One recent weekend six of the stern steerers were joined by 65 modern boats on the Hudson River at Croton, 50 miles above Manhattan. It was a live, three-dimensional, Technicolor history of American iceboating, staged at its ancestral home. Owners of new boats stood back and stared at the antiques like 5-year-olds meeting their great-grandparents for the first time. And packed into two days were all the frustrations and joys peculiar to the sport.
Iceboaters must of necessity be pessimistic. That or a little psychotic. "This sport of ours is a winner when you can do it and a loser when you can't, and mostly you can't," one sailor said. No sport is more dependent on a greater complex of unpredictables. Skiers need snow and soft-water sailors need wind, but iceboaters need ice and wind and an absence of snow and rain. Good iceboating areas are few. However, the Hudson freezes slowly, December snows hadn't interfered, and this weekend it was the only place in the East with suitable ice.
There was a fair breeze on the first morning, when nearly everyone was still in bed. A mile out in the channel the wake of a barge created a two-foot wave under the ice, 12 inches thick but seemingly elastic as rubber. One early arrival rode the wave nearly to shore for the most unusual tack of his, or any iceboater's, career. It could only have happened on the Hudson. What followed, though, could and does happen anywhere iceboaters gather. Everyone arrived, and the wind died. Groups of two and three stood around and waited. "I've seen the wind come out of nowhere," they kept saying, as if reminiscing about such things could cause them to recur. Lunchtime came and went, early afternoon passed without a breath of air, and suddenly at 3:30 John Vargo leaped to his feet. "There's a breeze," he shouted, and two small boats were already moving.
I was invited aboard a modern Skeeterclass boat, 22 feet long, weighing 500 pounds and carrying 75 feet of Dacron sail. Like all modern iceboats it is a bow steerer, rather than stern steerer. Bow-steering eliminates the possibility of spin-outs and is the single biggest improvement in the history of iceboating. The only drawback is that the bow rudder sends up a stream of tiny ice chips that sting your face like needles and make the wearing of goggles advisable.
The Skeeter is the fastest iceboat class, capable of sharp cornering and 100 mph speeds under optimum conditions. Its airplane-type fuselage and airfoil sail make it as sensitive to air currents as a kite, and we hit 40 mph in seconds. It was so maneuverable that there were no fears of collision with others darting close by at similar speeds. We sat deep in the two-man cockpit, inches above the ice, rocketing along at better than 60 on some reaches, although the wind speed was never greater than 12 mph. This is one of the sport's great wonders. The drag of good ice is practically zero, and an iceboat can travel as much as six or seven times the speed of the wind. Its great speed actually shifts the velocity and direction of the wind around it.
Saturday brought a more consistent breeze, and the day seemed an endless swarm of darting, white-winged butterflies with glistening colored bodies; somber giants moved among them.
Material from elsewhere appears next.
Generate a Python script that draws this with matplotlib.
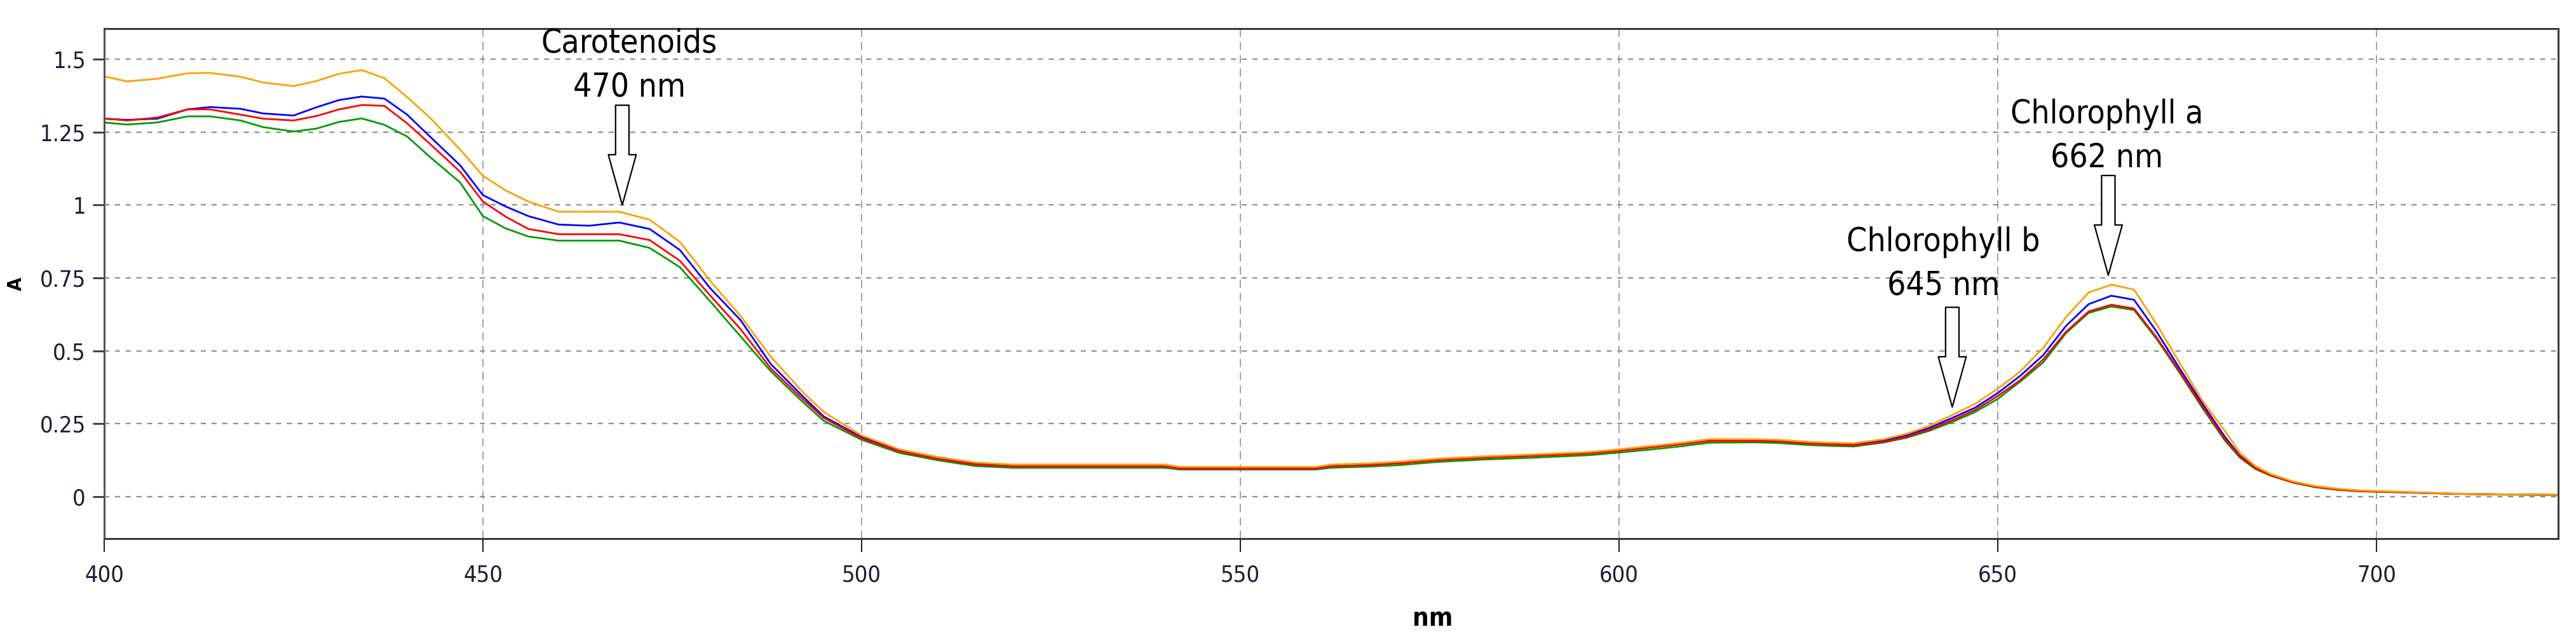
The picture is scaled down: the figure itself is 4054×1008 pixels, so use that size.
import matplotlib
matplotlib.use("Agg")
import matplotlib.pyplot as plt
from matplotlib import font_manager

# Absorbance spectra of four pigment extracts (A vs wavelength in nm)
wavelength = [400, 403, 407, 411, 414, 418, 421, 425, 428, 431, 434, 437, 440, 443, 447,
              450, 453, 456, 460, 464, 468, 472, 476, 480, 484, 488, 492, 495, 500, 505,
              510, 515, 520, 540, 542, 560, 562, 567, 571, 576, 582, 589, 596, 600, 604,
              608, 612, 618, 621, 625, 628, 631, 635, 638, 641, 644, 647, 650, 653, 656,
              659, 662, 665, 668, 671, 674, 677, 680, 682, 684, 686, 689, 692, 695, 698,
              704, 710, 716, 724]

abs_orange = [1.441, 1.424, 1.433, 1.452, 1.453, 1.440, 1.420, 1.408, 1.425, 1.450, 1.463, 1.435, 1.370, 1.300, 1.190,
              1.100, 1.050, 1.012, 0.977, 0.977, 0.977, 0.950, 0.874, 0.740, 0.620, 0.480, 0.365, 0.290, 0.210, 0.162,
              0.136, 0.117, 0.110, 0.110, 0.102, 0.102, 0.110, 0.114, 0.120, 0.130, 0.138, 0.145, 0.153, 0.162, 0.173,
              0.184, 0.197, 0.197, 0.195, 0.188, 0.185, 0.183, 0.197, 0.216, 0.243, 0.280, 0.318, 0.370, 0.430, 0.510,
              0.615, 0.700, 0.727, 0.710, 0.590, 0.460, 0.330, 0.225, 0.150, 0.105, 0.078, 0.052, 0.036, 0.027, 0.021,
              0.016, 0.011, 0.008, 0.006]

abs_blue = [1.296, 1.292, 1.296, 1.328, 1.336, 1.330, 1.314, 1.307, 1.335, 1.360, 1.372, 1.365, 1.310, 1.235, 1.136,
            1.034, 0.995, 0.962, 0.933, 0.929, 0.940, 0.918, 0.846, 0.715, 0.606, 0.455, 0.350, 0.275, 0.204, 0.157,
            0.131, 0.112, 0.105, 0.105, 0.097, 0.097, 0.105, 0.109, 0.115, 0.126, 0.134, 0.141, 0.149, 0.158, 0.169,
            0.180, 0.193, 0.193, 0.191, 0.184, 0.181, 0.178, 0.192, 0.210, 0.236, 0.270, 0.305, 0.355, 0.415, 0.485,
            0.585, 0.660, 0.689, 0.675, 0.565, 0.440, 0.320, 0.205, 0.140, 0.100, 0.075, 0.050, 0.034, 0.025, 0.020,
            0.015, 0.010, 0.008, 0.006]

abs_red = [1.297, 1.290, 1.300, 1.328, 1.328, 1.310, 1.296, 1.290, 1.305, 1.328, 1.343, 1.340, 1.280, 1.210, 1.114,
           1.012, 0.960, 0.918, 0.900, 0.900, 0.900, 0.880, 0.809, 0.690, 0.575, 0.440, 0.340, 0.270, 0.200, 0.155,
           0.130, 0.110, 0.104, 0.104, 0.096, 0.096, 0.104, 0.108, 0.114, 0.125, 0.133, 0.140, 0.148, 0.157, 0.168,
           0.179, 0.191, 0.191, 0.189, 0.182, 0.179, 0.176, 0.188, 0.205, 0.230, 0.262, 0.297, 0.345, 0.400, 0.470,
           0.565, 0.635, 0.658, 0.645, 0.545, 0.430, 0.310, 0.198, 0.137, 0.098, 0.074, 0.049, 0.033, 0.024, 0.019,
           0.015, 0.010, 0.008, 0.006]

abs_green = [1.283, 1.276, 1.283, 1.304, 1.304, 1.290, 1.267, 1.252, 1.262, 1.285, 1.297, 1.275, 1.235, 1.165, 1.077,
             0.962, 0.920, 0.892, 0.878, 0.878, 0.878, 0.853, 0.787, 0.670, 0.550, 0.430, 0.330, 0.260, 0.195, 0.150,
             0.125, 0.105, 0.099, 0.099, 0.093, 0.093, 0.099, 0.103, 0.108, 0.119, 0.127, 0.134, 0.142, 0.151, 0.161,
             0.172, 0.185, 0.186, 0.184, 0.177, 0.174, 0.172, 0.186, 0.202, 0.226, 0.256, 0.290, 0.335, 0.395, 0.460,
             0.560, 0.630, 0.652, 0.640, 0.540, 0.425, 0.305, 0.192, 0.133, 0.095, 0.072, 0.048, 0.032, 0.023, 0.018,
             0.014, 0.010, 0.007, 0.005]

# drawing order: last one ends up on top
series = [(abs_blue, "#0000ff"), (abs_green, "#009a00"), (abs_red, "#ff0000"), (abs_orange, "#ffa000")]

x_ticks = [400, 450, 500, 550, 600, 650, 700]
y_ticks = [0, 0.25, 0.5, 0.75, 1, 1.25, 1.5]
y_tick_labels = ["0", "0.25", "0.5", "0.75", "1", "1.25", "1.5"]

# pigment peak annotations
peak_names = ["Carotenoids", "Chlorophyll b", "Chlorophyll a"]
peak_nm = [470, 645, 662]
arrow_tip_x = [468.4, 644.0, 664.6]
arrow_tip_y = [1.0, 0.307, 0.759]
label_x = [469.3, 642.8, 664.4]
label_y = [1.477, 0.797, 1.235]


def pick_font(bold=False):
    # the original uses a narrow face; take a condensed one if the system has it
    def weight_of(f):
        w = f.weight
        if isinstance(w, str):
            w = font_manager.weight_dict.get(w, 400)
        return w

    prefer = ["Liberation Sans Narrow", "DejaVu Sans", "Noto Sans", "Roboto", "Open Sans"]
    found = []
    for f in font_manager.fontManager.ttflist:
        narrow = (f.stretch in ("condensed", "semi-condensed", "extra-condensed")
                  or "Narrow" in f.name or "Condensed" in f.name)
        if not narrow or f.style != "normal":
            continue
        if (weight_of(f) >= 600) != bold:
            continue
        rank = prefer.index(f.name) if f.name in prefer else len(prefer)
        found.append((rank, f.fname))
    if found:
        found.sort()
        return font_manager.FontProperties(fname=found[0][1])
    return font_manager.FontProperties(family="Roboto", weight="bold" if bold else "normal")


font_reg = pick_font()
font_bold = pick_font(bold=True)
TICK_COLOR = "#1c1c34"

fig = plt.figure(figsize=(40.54, 10.08), dpi=100)
ax = fig.add_axes([0.04045, 0.15972, 0.95264, 0.79564])

for values, color in series:
    ax.plot(wavelength, values, color=color, lw=2.0, solid_joinstyle="miter")

ax.set_xlim(400, 724)
ax.set_ylim(-0.144, 1.605)

ax.set_xticks(x_ticks)
ax.set_xticklabels([str(t) for t in x_ticks], fontproperties=font_reg, fontsize=26, color=TICK_COLOR)
ax.set_yticks(y_ticks)
ax.set_yticklabels(y_tick_labels, fontproperties=font_reg, fontsize=26, color=TICK_COLOR)
ax.tick_params(axis="y", direction="out", length=13, width=2.2, color="#444444", pad=8)
ax.tick_params(axis="x", direction="out", length=15, width=1.5, color="#222222", pad=14)

# grid: short dashes for A levels, long dashes for wavelengths
ax.yaxis.grid(True, color="#8f8f8f", lw=1.6, dashes=(3.6, 4.0))
ax.xaxis.grid(True, color="#999999", lw=1.3, dashes=(7.0, 4.5))
ax.set_axisbelow(True)

for side in ["left", "right", "top", "bottom"]:
    ax.spines[side].set_linewidth(2.2)
    ax.spines[side].set_color("#3a3a3a")
ax.spines["left"].set_color("#555555")

ax.set_xlabel("nm", fontproperties=font_bold, fontsize=29)
ax.xaxis.set_label_coords(0.5414, -0.132)
ax.set_ylabel("A", fontproperties=font_bold, fontsize=22)
ax.yaxis.set_label_coords(-0.0321, 0.5)

for name, nm, tx, ty, lx, ly in zip(peak_names, peak_nm, arrow_tip_x, arrow_tip_y, label_x, label_y):
    ax.annotate("", xy=(tx, ty), xytext=(0, 113), textcoords="offset points",
                xycoords="data",
                arrowprops=dict(arrowstyle="simple,head_length=2.85,head_width=1.58,tail_width=0.76",
                                mutation_scale=20, fc="white", ec="black", lw=1.6,
                                shrinkA=0, shrinkB=0))
    ax.text(lx, ly, f"{name}\n{nm} nm", ha="center", va="center", fontproperties=font_reg,
            fontsize=37, linespacing=1.5, color="black")

fig.savefig("out.png", dpi=100, facecolor="white")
It was midafternoon at Croton when a deep crack was discovered that made an island of a vast stretch of ice bordering the channel. There were jokes about the East's best iceboaters floating down the Hudson, past Manhattan and out to sea. The island stayed put, though, and when it began getting dark everyone hated to leave. A Skeeter made one last run; the antique boats were taken apart and driven away, like old soldiers leaving an army of children. "You can go six weeks without sailing," someone had said earlier, "and then you hit a day you'll remember for 10 years." Filled, as it was, with excitement and nostalgia, it had been that kind of day.